Bombalamadan önce şunları söyledi: “İnsanlar her yerde. Bütün şehir panik halinde, nereye gideceklerini bulmaya çalışıyor. Büyük bir trafik sıkışıklığı var.”
Kaçtıkları bölgelerin bir kısmı halihazırda Hizbullah ile İsrail arasındaki çatışma nedeniyle daha önce yerlerinden edilmiş insanlarla dolu.
Baalbek’in kuzeybatısında Hıristiyan çoğunlukta olan Deir el-Ahmar milletvekili Antoine Habashi, Reuters’e 10.000’den fazla insanın halihazırda evlere, okullara ve kiliselere sığındığını söyledi.
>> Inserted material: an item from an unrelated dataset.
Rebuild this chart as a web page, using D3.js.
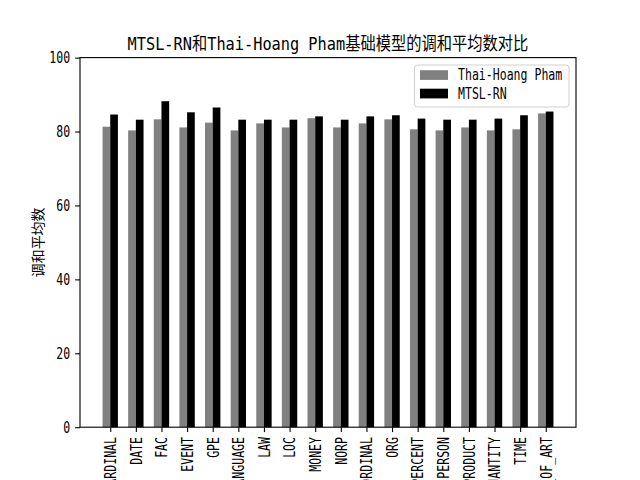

Lübnan Sağlık Bakanlığı, İsrail’in çarşamba günü Baalbek bölgesindeki iki kasabaya düzenlediği baskınlarda 8’i kadın 19 kişiyi öldürdüğünü söyledi.
Baalbek şehrinin tarihi önemi
Yüzyıllar boyunca Lübnan, Perslerden Osmanlılara ve Bizanslılara kadar imparatorlukların yükselişine ve çöküşüne tanık oldu.
Şehir, tarihi önemi nedeniyle yoğun bir turizm merkeziydi ve Doğu ile Batı’yı birbirine bağlayan canlı bir ticaret merkeziydi.
Başlangıçta Baalbek, tanrı Baal’e tapınmaya adanmış bir Fenike yerleşimiydi ve Heliopolis olarak biliniyordu. Büyük İskender’in gelişi ve ardından gelen Helenistik yönetimle birlikte şehir, Yunan mimari unsurlarının bir karışımını gördü.
“Baalbek” adı, tanrı anlamına gelen “Baal” ve Bekaa Vadisi’ni ifade eden “Bekaa” kelimelerinden türetilmiş olup, dini ve coğrafi önemini yansıtmaktadır.
1984 yılında UNESCO Dünya Mirası Listesi’ne alınan şehir, en iyi korunmuş Roma tapınaklarından bazılarına ev sahipliği yapıyor.
11.000 yıllık Fenike şehri, hacıların Heliopolis’in Roma Üçlüsü olarak bilinen Jüpiter, Bacchus ve Venüs tapınaklarında ibadet etmek için şehre akın etmesiyle antik dünyanın en ünlü kutsal yerlerinden biri haline geldi.
Lübnan’daki tarihi mekanlar için tehlike
Saldırının başlangıcından bu yana Lübnan’daki tarihi mekanlara ilişkin endişeler arttı.
Birleşmiş Milletler Çarşamba günü kültürel miras alanlarının korunması çağrısında bulundu.
Sosyal medya platformunda yaptığı paylaşımda
Lübnan Kültür Bakanı Muhammed Mortada da UNESCO’ya yazarak Lübnan’daki kültürel alanların korunması için acil uluslararası adımların atılması talebinde bulundu.
Silahlı Çatışma Durumunda Kültürel Varlıkların Korunmasına İlişkin 1954 Lahey Sözleşmesi, arkeolojik alanlar ve mimari anıtlar gibi kültürel varlıkların hem barış zamanlarında hem de silahlı çatışma sırasında korunması çağrısında bulunur.
Sözleşmeye taraf 82 devletin üstlendiği taahhütler arasında “bazı önemli bina ve anıtların Sözleşmenin ayırt edici amblemiyle ayırt edilmesi” yer alıyor. Anlaşmanın amblemi, 2019 yılında Lübnan Parlamentosu tarafından onaylanan 1954 Lahey Sözleşmesinin 1999 İkinci Protokolünde belirtildiği gibi uluslararası alanda Mavi Kalkan olarak bilinen ünlü mavi kalkandır.